To: Road Walker who wrote (36521)5/5/2014 4:13:53 PM
From: TimF1 Recommendation

Recommended By
Brumar89

  Read Replies (2) | Respond to of 42652
 
The ACA limits a small subset of policies...

Its limitations apply to all policies.

But also increases cooperation with millions on newly insured.

Mandating someone buy a policy isn't really cooperation. And newly insured or not, many previous actual and potential ways of cooperating are now locked out by the law.

If things like that were so common, you wouldn't have to go back two years to find one.

I didn't go back at all, that was just a major silly restriction that I remembered. Other restrictions still exist and get added every day. Most of them are more technical, less clearly headline fodder, but the number of controls and restrictions is massive and growing. It gets to the point where the total effect is more than the sum of the parts. People are not just limited from doing what isn't allowed, they are pushed out of areas of activity completely because complying with the laws while operating in certain areas (mostly but not only business) is so complex and costly and risky that many see it as not worth it. Risky because even if you think your complying you could be committing a felony by violating some obscure rule.



To: Road Walker who wrote (36521)5/5/2014 4:44:19 PM
From: i-node1 Recommendation

Recommended By
Brumar89

  Read Replies (1) | Respond to of 42652
 
>> The ACA limits a small subset of policies...

This really isn't correct at all.

While the term "limitation" is in the eye of the beholder, it is absolutely clear that benefits are going to be lost on many, many policies as a result of ACA. For example, Fred Smith was on TV last night pointing out that FedEx employees are going to be facing higher deductibles and other cuts in benefits. Not because that was intended by the ACA but because government intervention usually ends up doing more harm than good.

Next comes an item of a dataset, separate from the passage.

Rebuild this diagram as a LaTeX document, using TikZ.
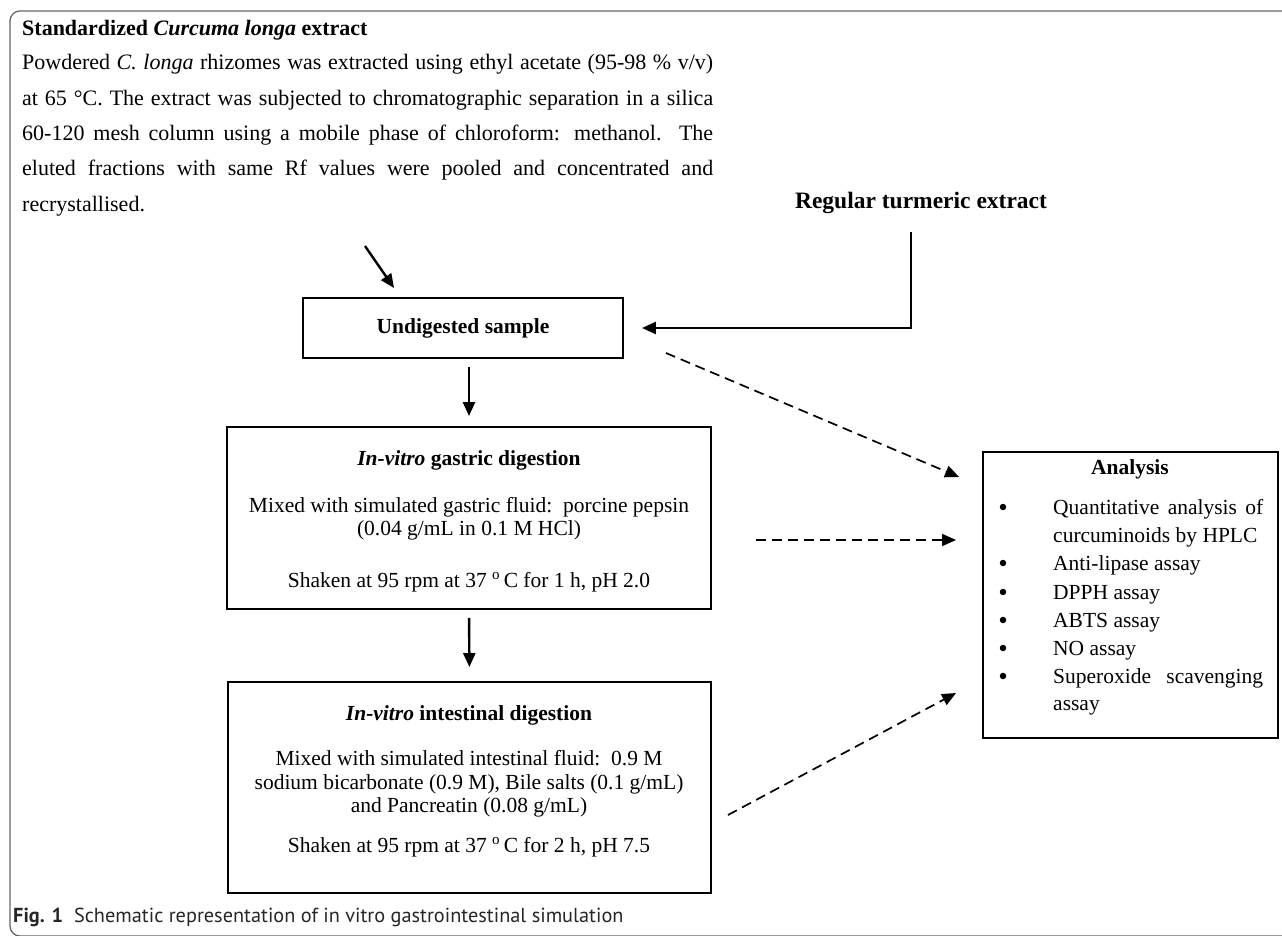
\documentclass[tikz,border=0pt]{standalone}
\usepackage{fontspec}
\setmainfont{Liberation Serif}
\newfontfamily\capfont{PT Sans}
\usetikzlibrary{arrows.meta,calc}
\tikzset{
  box/.style={draw, line width=1.9pt, inner sep=0pt},
  txt/.style={anchor=base, inner sep=0pt, font=\fontsize{21.5}{26}\selectfont},
  ptxt/.style={anchor=base west, inner sep=0pt, font=\fontsize{22}{26}\selectfont},
  bul/.style={circle, fill, inner sep=0pt, minimum size=6.5pt},
  arr/.style={line width=2.4pt, -{Triangle[length=14pt,width=12pt]}},
  dsh/.style={line width=1.7pt, dash pattern=on 10pt off 6pt, -{Triangle[length=14pt,width=12pt]}},
}
\begin{document}
\begin{tikzpicture}[x=1pt,y=-1pt]
\useasboundingbox (0,0) rectangle (1282,936);
% outer frame
\draw[black!60, line width=1.3pt, rounded corners=10pt] (10,11) rectangle (1300,936);

% top text
\node[ptxt] (hdr) at (22,36) {\textbf{Standardized \textit{Curcuma longa} extract}};
\node[ptxt] (p1) at (22,70) {\makebox[691pt][s]{Powdered \textit{C. longa} rhizomes was extracted using ethyl acetate (95-98 \% v/v)}};
\node[ptxt] (p2) at (22,105.3) {\makebox[691pt][s]{at 65 °C. The extract was subjected to chromatographic separation in a silica}};
\node[ptxt] (p3) at (22,140.6) {\makebox[691pt][s]{60-120 mesh column using a mobile phase of chloroform: methanol. The}};
\node[ptxt] (p4) at (22,175.9) {\makebox[691pt][s]{eluted fractions with same Rf values were pooled and concentrated and}};
\node[ptxt] (p5) at (22,211.2) {recrystallised.};

% regular turmeric
\node[anchor=base, inner sep=0pt, font=\fontsize{23.5}{28}\selectfont\bfseries] (reg) at (921,208) {Regular turmeric extract};

% boxes
\node[box, minimum width=320pt, minimum height=60pt, font=\fontsize{21.5}{26}\selectfont\bfseries] (undig) at (463,328) {Undigested sample};
\node[box, minimum width=484pt, minimum height=182pt] (gastric) at (469,518) {};
\node[box, minimum width=483pt, minimum height=211pt] (intest) at (469.5,787.5) {};
\node[box, minimum width=295pt, minimum height=286pt] (anal) at (1130.5,595) {};

% gastric text
\node[txt] (g1) at (469,465) {\textbf{\textit{In-vitro} gastric digestion}};
\node[txt] (g2) at (469,512) {Mixed with simulated gastric fluid:\ \ porcine pepsin};
\node[txt] (g3) at (469,535) {(0.04 g/mL in 0.1 M HCl)};
\node[txt] (g4) at (469,587) {Shaken at 95 rpm at 37 \textsuperscript{o}\,C for 1 h, pH 2.0};

% intestinal text
\node[txt] (i1) at (469,720) {\textbf{\textit{In-vitro} intestinal\ digestion}};
\node[txt] (i2) at (469,765) {Mixed with simulated intestinal fluid:\ \ 0.9 M};
\node[txt] (i3) at (469,789) {sodium bicarbonate (0.9 M), Bile salts (0.1 g/mL)};
\node[txt] (i4) at (469,812) {and Pancreatin (0.08 g/mL)};
\node[txt] (i5) at (469,852) {Shaken at 95 rpm at 37 \textsuperscript{o}\,C for 2 h, pH 7.5};

% analysis text
\node[txt] (a0) at (1130,474) {\textbf{Analysis}};
\foreach \y/\n in {507/b1,563/b2,592/b3,620/b4,648/b5,676/b6}{
  \node[bul] (\n) at (1003,\y) {};
}
\node[txt, anchor=base west] (a1) at (1053,514) {\makebox[210pt][s]{Quantitative analysis of}};
\node[txt, anchor=base west] (a2) at (1053,542) {curcuminoids by HPLC};
\node[txt, anchor=base west] (a3) at (1053,570) {Anti-lipase assay};
\node[txt, anchor=base west] (a4) at (1053,599) {DPPH assay};
\node[txt, anchor=base west] (a5) at (1053,627) {ABTS assay};
\node[txt, anchor=base west] (a6) at (1053,655) {NO assay};
\node[txt, anchor=base west] (a7) at (1053,683) {\makebox[210pt][s]{Superoxide scavenging}};
\node[txt, anchor=base west] (a8) at (1053,710) {assay};

% caption
\node[anchor=base west, inner sep=0pt, font=\capfont\fontsize{20.3}{24}\selectfont, text=black!85] (cap) at (13,922) {\textbf{Fig. 1}\ \ Schematic representation of in vitro gastrointestinal simulation};

% connectors
\coordinate (a1s) at (365,246);
\coordinate (regs) at (911,232);
\draw[arr] (a1s) -- ($(undig.north west)+(92,-9)$);
\draw[arr, shorten <=8pt, shorten >=10pt] (gastric.north |- undig.south) -- (gastric.north);
\draw[arr, shorten <=8pt, shorten >=14pt] (gastric.south) -- (intest.north);
\draw[arr, shorten >=18pt] (regs) |- (undig.east);
\draw[dsh] ($(undig.east)+(42,25)$) -- ($(anal.west)+(-23,-118)$);
\draw[dsh] ($(gastric.east)+(44,22)$) -- ($(anal.west)+(-26,-55)$);
\draw[dsh] ($(intest.east)+(16,27.5)$) -- ($(anal.west)+(-26,98)$);
\end{tikzpicture}
\end{document}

Which is what will happen with ACA.

I am reminded of the greatest contemporary economist, Milton Friedman's comment -- "If you put the federal government in charge of the Sahara, within five years there would be a shortage of sand."

This is exactly what we already see in health care -- not solely as a result of ACA, but manifested precisely because of it -- disruptions in supply are totally evident at this point, but misallocation of resources will follow, it just takes time.

The problems with Medicare didn't surface until a number of years after implementation. And even today, most people do not understand what a mess Medicare is. That does not mean there isn't a mess, only that the money hasn't run slap out just yet. It will.